Mr. Mann’s conduct during the course of the litigation itself, including at trial, drew the ire of the judge and prompted her to address it at the beginning of the written decision where she outlined his recalcitrant conduct and the various delays he caused to the trial process. Noting that the purpose of special costs is to deter and punish reprehensible conduct in the course of litigation, and that special costs should not overlap with punitive damages, the court determined that Mr. Mann’s actions demonstrated misconduct that deserved rebuke. Mr. Mann’s actions caused unnecessary delays and put the plaintiff to considerable extra and unnecessary expense. He made three improper adjournment applications which wasted court time, and attended court late on many occasions. Justice Russell determined that Mr. Mann pursued a meritless claim without regard to the truth, making improper serious allegations and made the resolution of the issue far more difficult than it should have been. As such, she found that an award of special damages was justified, which she assessed at $1,500. All told, the plaintiff was entitled to the total amount of $184,983.33.
Takeaways for employers
This case provides many valuable lessons for employers. The high costs of litigation coupled with the potential awards of punitive and special damages can be likely avoided by an employer who severs ties with an unwanted employee by paying him or her the equivalent of a reasonable notice period where just cause does not exist.
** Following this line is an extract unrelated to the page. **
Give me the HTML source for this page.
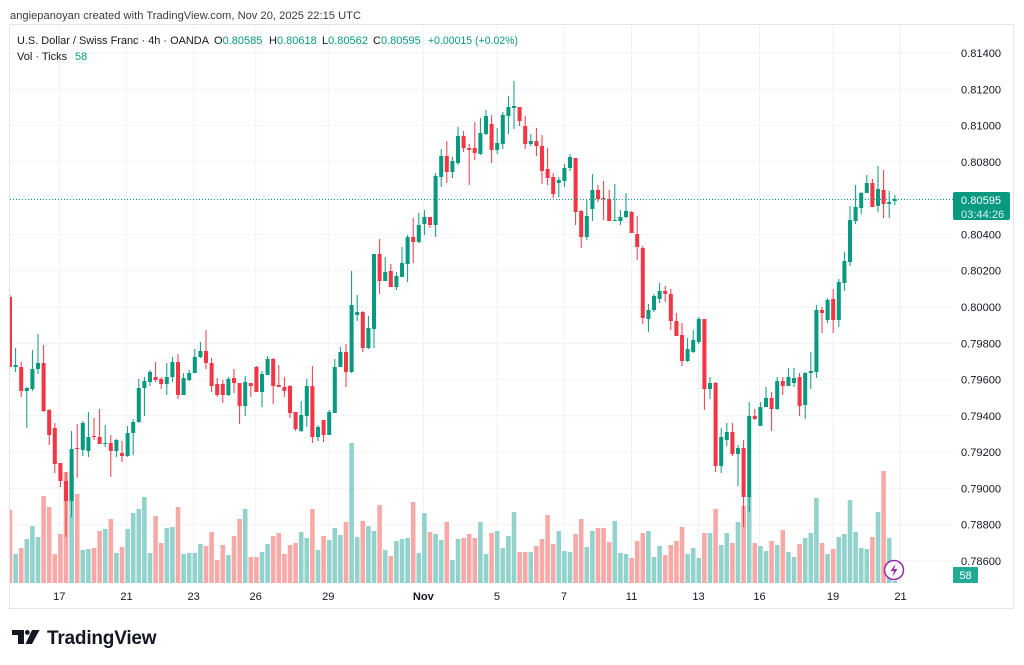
<!DOCTYPE html>
<html><head><meta charset="utf-8"><style>
html,body{margin:0;padding:0;background:#fff;width:1024px;height:665px;overflow:hidden}
svg{display:block;font-family:"Liberation Sans",Arial,sans-serif}
</style></head><body>
<svg width="1024" height="665" viewBox="0 0 1024 665" xmlns="http://www.w3.org/2000/svg">
<rect width="1024" height="665" fill="#fff"/>
<defs><clipPath id="pc"><rect x="10" y="25" width="943" height="558"/></clipPath></defs>
<text x="10" y="19" font-size="11.1" fill="#3a3a3a" textLength="351" lengthAdjust="spacing">angiepanoyan created with TradingView.com, Nov 20, 2025 22:15 UTC</text>
<rect x="9.5" y="24.5" width="1004" height="584" fill="none" stroke="#e3e5ea"/>
<g stroke="#f0f2f5" stroke-width="1">
<path d="M10 53H953M10 89.3H953M10 125.6H953M10 161.9H953M10 198.2H953M10 234.4H953M10 270.7H953M10 307H953M10 343.3H953M10 379.6H953M10 415.8H953M10 452.1H953M10 488.4H953M10 524.7H953M10 561H953"/>
<path d="M59.3 25V583M126.5 25V583M193.7 25V583M255.7 25V583M328.3 25V583M423.3 25V583M497 25V583M564 25V583M631.5 25V583M698.5 25V583M759.5 25V583M833 25V583M900.5 25V583"/>
</g>
<g clip-path="url(#pc)">
<g transform="translate(10,0) scale(5.6,1)" fill="none">
<path stroke="#92d2cc" stroke-width=".82" d="M1 554V583M3 539V583M4 526V583M5 537V583M11 475V583M13 550V583M14 549V583M17 529V583M19 553V583M21 529V583M22 513V583M23 509V583M24 497V583M25 553V583M28 528V583M29 527V583M31 554V583M32 553V583M33 553V583M34 544V583M39 555V583M42 509V583M45 552V583M46 544V583M52 532V583M53 538V583M55 550V583M57 540V583M58 528V583M59 535V583M61 443V583M62 537V583M64 526V583M65 531V583M67 550V583M69 541V583M70 539V583M71 538V583M73 553V583M74 513V583M76 534V583M77 540V583M79 560V583M80 539V583M84 522V583M85 554V583M87 531V583M88 548V583M89 536V583M90 512V583M93 552V583M98 531V583M99 551V583M100 552V583M103 547V583M104 531V583M108 521V583M109 553V583M110 554V583M114 531V583M115 557V583M116 546V583M121 554V583M122 548V583M123 558V583M125 533V583M127 545V583M128 533V583M130 522V583M132 496V583M134 546V583M135 551V583M137 545V583M139 552V583M140 557V583M142 538V583M143 533V583M144 498V583M146 554V583M148 537V583M149 534V583M150 500V583M151 532V583M152 548V583M153 549V583M155 512V583M157 538V583M158 581V583"/>
<path stroke="#f7a9a7" stroke-width=".82" d="M0 510V583M2 548V583M6 496V583M7 507V583M8 554V583M9 534V583M10 472V583M12 494V583M15 548V583M16 531V583M18 519V583M20 547V583M26 516V583M27 543V583M30 507V583M35 546V583M36 532V583M37 560V583M38 545V583M40 536V583M41 519V583M43 557V583M44 557V583M47 536V583M48 533V583M49 554V583M50 545V583M51 543V583M54 509V583M56 536V583M60 522V583M63 521V583M66 505V583M68 556V583M72 502V583M75 532V583M78 522V583M81 538V583M82 534V583M83 538V583M86 533V583M91 552V583M92 552V583M94 546V583M95 539V583M96 515V583M97 544V583M101 534V583M102 519V583M105 528V583M106 528V583M107 542V583M111 558V583M112 541V583M113 533V583M117 555V583M118 545V583M119 541V583M120 527V583M124 533V583M126 509V583M129 543V583M131 506V583M133 543V583M136 541V583M138 530V583M141 544V583M145 543V583M147 549V583M154 537V583M156 471V583"/>
<path stroke="#089981" stroke-width="1" vector-effect="non-scaling-stroke" d="M1 348V372M3 387V428M4 350V391M5 334V374M11 431V517M13 421V456M14 412V457M17 425V447M19 439V457M21 426V457M22 419V455M23 379V423M24 377V416M25 370V386M28 363V395M29 357V382M31 373V395M32 370V381M33 349V373M34 342V358M39 377V396M42 376V416M45 371V407M46 356V375M52 401V432M53 379V427M55 425V441M57 410V435M58 359V413M59 347V367M61 271V373M62 295V321M64 316V349M65 254V348M67 257V281M69 272V290M70 247V277M71 235V282M73 213V243M74 210V235M76 173V237M77 149V187M79 157V178M80 127V165M84 118V155M85 110V135M87 128V154M88 112V149M89 96V134M90 81V129M93 134V146M98 177V197M99 164V187M100 154V171M103 200V240M104 174V221M108 184V221M109 210V225M110 193V218M114 304V332M115 294V312M116 283V303M121 338V362M122 330V353M123 317V344M125 377V399M127 428V473M128 423V446M130 445V486M132 402V512M134 402V426M135 387V407M137 377V410M139 368V386M140 368V387M142 372V419M143 352V389M144 305V378M146 298V323M148 279V327M149 252V291M150 206V266M151 185V224M152 192V214M153 175V193M155 166V212M157 191V218M158 195V205"/>
<path stroke="#f23645" stroke-width="1" vector-effect="non-scaling-stroke" d="M0 295V367M2 362V397M6 345V412M7 409V445M8 423V473M9 463V487M10 472V537M12 424V478M15 418V440M16 409V444M18 435V477M20 441V462M26 362V382M27 377V389M30 354V399M35 330V369M36 358V392M37 378V397M38 380V403M40 369V393M41 383V424M43 383V397M44 366V392M47 358V404M48 365V387M49 377V397M50 385V418M51 412V431M54 366V443M56 420V442M60 344V387M63 311V352M66 239V294M68 264V287M72 218V263M75 217V228M78 141V183M81 131V152M82 144V185M83 122V160M86 115V163M91 107V126M92 116V149M94 128V156M95 135V184M96 148V185M97 173V198M101 158V225M102 210V248M105 185V202M106 181V220M107 190V221M111 211V233M112 216V260M113 246V324M117 286V302M118 289V330M119 313V336M120 323V366M124 319V410M126 382V472M129 423V456M131 440V527M133 409V420M136 392V431M138 377V395M141 373V416M145 307V333M147 289V333M154 179V207M156 170V218"/>
<path stroke="#089981" stroke-width=".72" d="M1 365V367M3 388V391M4 369V389M5 363V369M11 449V501M13 423V450M14 437V451M17 443V444M19 440V451M21 433V456M22 422V433M23 388V422M24 381V388M25 372V382M28 377V384M29 362V377M31 378V395M32 373V380M33 357V373M34 351V357M39 379V395M42 382V406M45 374V392M46 359V375M52 415V431M53 386V416M55 427V437M57 412V435M58 367V413M59 352V367M61 305V372M62 312V315M64 328V348M65 254V329M67 272V281M69 276V287M70 263V277M71 237V264M73 225V242M74 217V224M76 176V225M77 156V177M79 161V172M80 136V163M84 133V154M85 116V134M87 143V150M88 115V144M89 107V116M90 106V108M93 141V144M98 180V183M99 168V181M100 157V168M103 216V237M104 190V209M108 220V221M109 217V221M110 211V217M114 310V319M115 296V310M116 291V299M121 349V361M122 340V352M123 319V342M125 383V389M127 437V466M128 432V440M130 448V454M132 416V497M134 407V426M135 398V407M137 381V409M139 377V386M140 378V383M142 373V405M143 371V373M144 310V372M146 300V320M148 282V320M149 261V283M150 220V262M151 207V221M152 193V208M153 183V193M155 189V206M157 202V204M158 199V201"/>
<path stroke="#f23645" stroke-width=".72" d="M0 297V367M2 367V391M6 363V411M7 410V435M8 428V464M9 463V481M10 481V501M12 448V449M15 436V437M16 437V444M18 443V451M20 453V456M26 377V380M27 379V384M30 362V395M35 351V363M36 363V386M37 384V395M38 384V395M40 378V383M41 383V406M43 383V386M44 367V392M47 359V386M48 385V387M49 387V391M50 386V413M51 412V429M54 386V437M56 420V435M60 352V372M63 312V348M66 254V281M68 271V287M72 237V242M75 217V225M78 156V172M81 136V148M82 148V150M83 148V153M86 124V150M91 107V121M92 126V144M94 141V146M95 146V171M96 169V178M97 177V194M101 158V212M102 211V237M105 190V199M106 198V199M107 199V221M111 212V233M112 234V247M113 248V318M117 291V294M118 294V321M119 321V336M120 335V361M124 319V389M126 383V466M129 432V454M131 448V497M133 416V419M136 398V409M138 381V386M141 377V406M145 310V313M147 299V320M154 183V207M156 190V204"/>
</g>
</g>
<line x1="10" y1="199.5" x2="953" y2="199.5" stroke="#089981" stroke-width="1" stroke-dasharray="1 2"/>
<g font-size="11.1" fill="#131722">
<text x="961" y="57">0.81400</text>
<text x="961" y="93.3">0.81200</text>
<text x="961" y="129.6">0.81000</text>
<text x="961" y="165.9">0.80800</text>
<text x="961" y="238.4">0.80400</text>
<text x="961" y="274.7">0.80200</text>
<text x="961" y="311">0.80000</text>
<text x="961" y="347.3">0.79800</text>
<text x="961" y="383.6">0.79600</text>
<text x="961" y="419.8">0.79400</text>
<text x="961" y="456.1">0.79200</text>
<text x="961" y="492.4">0.79000</text>
<text x="961" y="528.7">0.78800</text>
<text x="961" y="565">0.78600</text>
</g>
<rect x="953" y="192" width="57" height="28" rx="2" fill="#089981"/>
<text x="961" y="204" font-size="11.1" fill="#fff">0.80595</text>
<text x="961" y="218" font-size="11.1" fill="#fff" fill-opacity="0.85">03:44:26</text>
<rect x="953" y="567" width="25" height="16" rx="1" fill="#22ab94"/>
<text x="965.5" y="579" font-size="11.1" fill="#fff" text-anchor="middle">58</text>
<circle cx="894" cy="570" r="9.5" fill="#fff" stroke="#9c27b0" stroke-width="1.5"/>
<path d="M895.5 564 L890.5 571 H894 L892.5 576.5 L897.5 569 H894 Z" fill="#9c27b0"/>
<g font-size="11.1" fill="#131722" text-anchor="middle">
<text x="59.3" y="600">17</text>
<text x="126.5" y="600">21</text>
<text x="193.7" y="600">23</text>
<text x="255.7" y="600">26</text>
<text x="328.3" y="600">29</text>
<text x="423.3" y="600" font-weight="bold">Nov</text>
<text x="497" y="600">5</text>
<text x="564" y="600">7</text>
<text x="631.5" y="600">11</text>
<text x="698.5" y="600">13</text>
<text x="759.5" y="600">16</text>
<text x="833" y="600">19</text>
<text x="900.5" y="600">21</text>
</g>
<g font-size="11" fill="#131722">
<text x="17" y="44" textLength="192" lengthAdjust="spacingAndGlyphs">U.S. Dollar / Swiss Franc · 4h · OANDA</text>
<text x="214" y="44">O<tspan fill="#089981">0.80585</tspan></text>
<text x="269" y="44">H<tspan fill="#089981">0.80618</tspan></text>
<text x="322" y="44">L<tspan fill="#089981">0.80562</tspan></text>
<text x="373" y="44">C<tspan fill="#089981">0.80595</tspan></text>
<text x="428" y="44" fill="#089981" textLength="90" lengthAdjust="spacingAndGlyphs">+0.00015 (+0.02%)</text>
<text x="17" y="60">Vol · Ticks</text>
<text x="75" y="60" fill="#089981">58</text>
</g>
<g fill="#131722">
<rect x="12" y="630" width="12" height="5"/>
<rect x="18" y="630" width="6" height="14"/>
<circle cx="27.3" cy="632.4" r="2.4"/>
<path d="M32 630 H39.5 L32 644 H25.5 Z"/>
</g>
<text x="47" y="644" font-size="19" font-weight="bold" fill="#131722" letter-spacing="-0.2">TradingView</text>
</svg>
</body></html>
In borderline cases of just cause, employers should take caution not to cobble together or manufacture just cause, as doing so likely exposes them to liability for punitive damages. In this case, the litigant’s exceptional behaviour led to an award of special damages against the defendants, but it serves as a useful reminder to all litigants that blameworthy conduct in the course of litigation will likely serve to increase the already high costs for all involved.